Operative data and hospital course
- Thoracoscopic operation time: 145 min;
- The intraoperative bleeding volume: 160 mL;
- No intraoperative complications;
- ICU stay: 1 day;
- Postoperative pathology result shows: 21 lymph nodes removed were all negative for carcinoma.
In last decades, the minimally invasive surgery prevailed in the thoracic surgery and more patients are willing to take the minimally invasive surgery rather than open surgery if indication qualified.
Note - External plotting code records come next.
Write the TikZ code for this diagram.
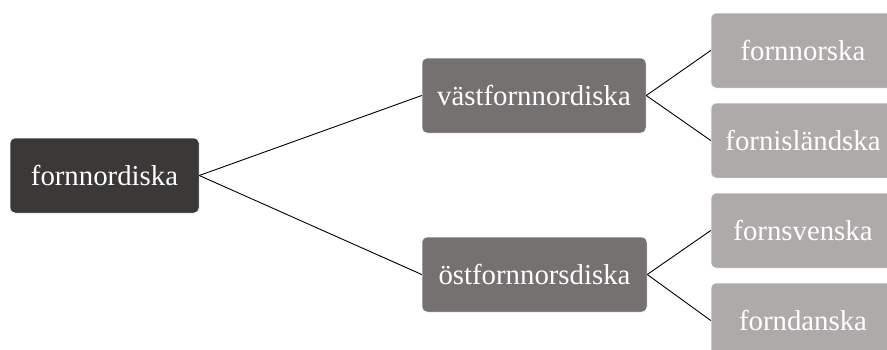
\documentclass[tikz,border=0pt]{standalone}
\usepackage{fontspec}
\setmainfont{Liberation Serif}
\definecolor{rootc}{HTML}{3B3838}
\definecolor{midc}{HTML}{767171}
\definecolor{leafc}{HTML}{AEAAAA}
\begin{document}
\begin{tikzpicture}[x=1pt,y=-1pt,
  box/.style={rounded corners=5pt, inner sep=0pt, text=white, draw=white, line width=0.5pt,
    font=\fontsize{28.8}{32}\selectfont, minimum height=75pt},
  conn/.style={draw=black, line width=0.9pt}]
\useasboundingbox (0,0) rectangle (887,349);
\clip (0,0) rectangle (887,349);
\node[box, fill=rootc, minimum width=189pt] (root) at (104.5,175.5) {fornnordiska};
\node[box, fill=midc, minimum width=224pt] (vast) at (534,95.5) {västfornnordiska};
\node[box, fill=midc, minimum width=225pt] (ost) at (534.5,274.5) {östfornnorsdiska};
\node[box, fill=leafc, minimum width=184pt] (nor) at (803,50.5) {fornnorska};
\node[box, fill=leafc, minimum width=184pt] (isl) at (803,140.5) {fornisländska};
\node[box, fill=leafc, minimum width=184pt] (sve) at (803,230.5) {fornsvenska};
\node[box, fill=leafc, minimum width=184pt] (dan) at (803,320.5) {forndanska};
\draw[conn] (root.east) -- (vast.west);
\draw[conn] (root.east) -- (ost.west);
\draw[conn] (vast.east) -- (nor.west);
\draw[conn] (vast.east) -- (isl.west);
\draw[conn] (ost.east) -- (sve.west);
\draw[conn] (ost.east) -- (dan.west);
\end{tikzpicture}
\end{document}
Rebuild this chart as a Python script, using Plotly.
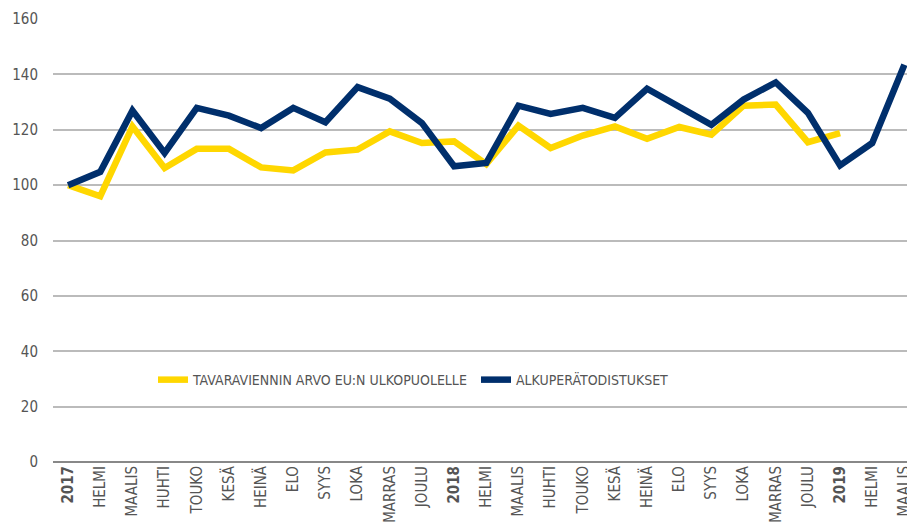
import plotly.graph_objects as go

labels = ["2017", "HELMI", "MAALIS", "HUHTI", "TOUKO", "KESÄ", "HEINÄ", "ELO", "SYYS", "LOKA",
          "MARRAS", "JOULU", "2018", "HELMI", "MAALIS", "HUHTI", "TOUKO", "KESÄ", "HEINÄ", "ELO",
          "SYYS", "LOKA", "MARRAS", "JOULU", "2019", "HELMI", "MAALIS"]
years = {"2017", "2018", "2019"}

export_value = [100, 96, 121.2, 106.2, 113.1, 113.1, 106.4, 105.3, 111.8, 112.8,
                119.4, 115.2, 115.8, 107.6, 121.5, 113.4, 117.9, 121.2, 116.7, 121,
                118.2, 128.7, 129.1, 115.5, 118.8, None, None]
certificates = [100, 104.8, 126.9, 111.6, 127.9, 125.1, 120.6, 127.9, 122.7, 135.4,
                131.2, 122.4, 106.8, 108.0, 128.7, 125.7, 127.9, 124.3, 134.8, 128.4,
                121.8, 130.9, 137.1, 126.1, 107.1, 115.2, 143.5]

series_names = ["TAVARAVIENNIN ARVO EU:N ULKOPUOLELLE", "ALKUPERÄTODISTUKSET"]
colors = ["#FFD700", "#002F6C"]

x = list(range(len(labels)))
ticktext = [f"<b>{l}</b>" if l in years else l for l in labels]

FONT = "DejaVu Sans Condensed"

fig = go.Figure()
for name, vals, col in zip(series_names, [export_value, certificates], colors):
    fig.add_trace(go.Scatter(x=x, y=vals, mode="lines", name=name,
                             line=dict(color=col, width=6.5), connectgaps=False))

fig.update_layout(
    width=907, height=522,
    margin=dict(l=45, r=0, t=11, b=68),
    paper_bgcolor="white", plot_bgcolor="white",
    font=dict(family=FONT, color="#555555", size=14),
    showlegend=True,
    legend=dict(orientation="h", x=0.116, y=0.185, xanchor="left", yanchor="middle",
                bgcolor="rgba(0,0,0,0)", font=dict(size=14, color="#555555"),
                entrywidth=278, entrywidthmode="pixels", traceorder="normal"),
    xaxis=dict(tickmode="array", tickvals=x, ticktext=ticktext, tickangle=-90,
               range=[-0.47, 26.33], showgrid=False, zeroline=False, automargin=False,
               showline=False, ticks="", tickfont=dict(size=15, color="#555555")),
    yaxis=dict(range=[0, 160], tickvals=[0, 20, 40, 60, 80, 100, 120, 140, 160],
               showgrid=True, gridcolor="#BBBBBB", gridwidth=1.5, automargin=False,
               zeroline=True, zerolinecolor="#888888", zerolinewidth=1.5,
               ticks="", ticklabelstandoff=14, tickfont=dict(size=15, color="#555555")),
)

fig.write_html("out.html")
These technically break though greatly propel the development of thoracic surgery and almost every procedure done in open way could be done in VATS fashion either.
When compare to the open surgery, the VATS procedure is generally more technically challenging for the transmission from direct-view to locally 2D screen, from multi-angle multi-direction operation field to one directional operation field. So demands much more clear anatomical view of travel, distribution and variation of pulmonary vessels than open surgery.
Like all other procedures, VATS sleeve lobectomy has its’ nature learning curve for both the surgeon and the assistant. According to my own experience, at least 200 cases VATS lobectomy and 30 cases open sleeve procedures should be done, as to lay the anatomical as well as operative technique foundation, before you can perform the video-assisted bronchial sleeve lobectomy procedure.
In this video we perform a unique anastomosis fashion that anastomosis in a running technique reinforce with interrupted suturing: that is every 120 degree of the 360 degree of the bronchus circumference reinforce with the interrupted suturing technique and finish the anastomosis with continuous between the three points. Such technique is believed to reduce the anastomosis stimulus and sputum retention.
Finally, Blocked view as well as limited operation space set obstacles for offside of bronchus anastomosis. Under the guidance of “from difficult to easy” principal, we choose the farthest point from surgeon, mid-point of offside of bronchus, as the starting point. Once the first point is settled, the rest anastomosis is easier than the traditional approach. Hence, this method can lower the difficulty and increase the smoothness of anastomosis as a whole.
Thanks for the guidance of Dr, Ara A. Vaporciyan, Section Chief of the Division of Cardiothoracic Surgery, I learn the VATS procedures at The University of Texas MD Anderson Cancer Center from April 2006 to October 2006 in which period I accept the systematic training and master key techniques in those procedures. When returning to China, I began to perform VATS procedures to treat early-stage NSCLC and benign disease patients at our department. In 2009, we report the first video-assisted bronchial sleeve lobectomy case in china.
Disclosure: The authors declare no conflict of interest.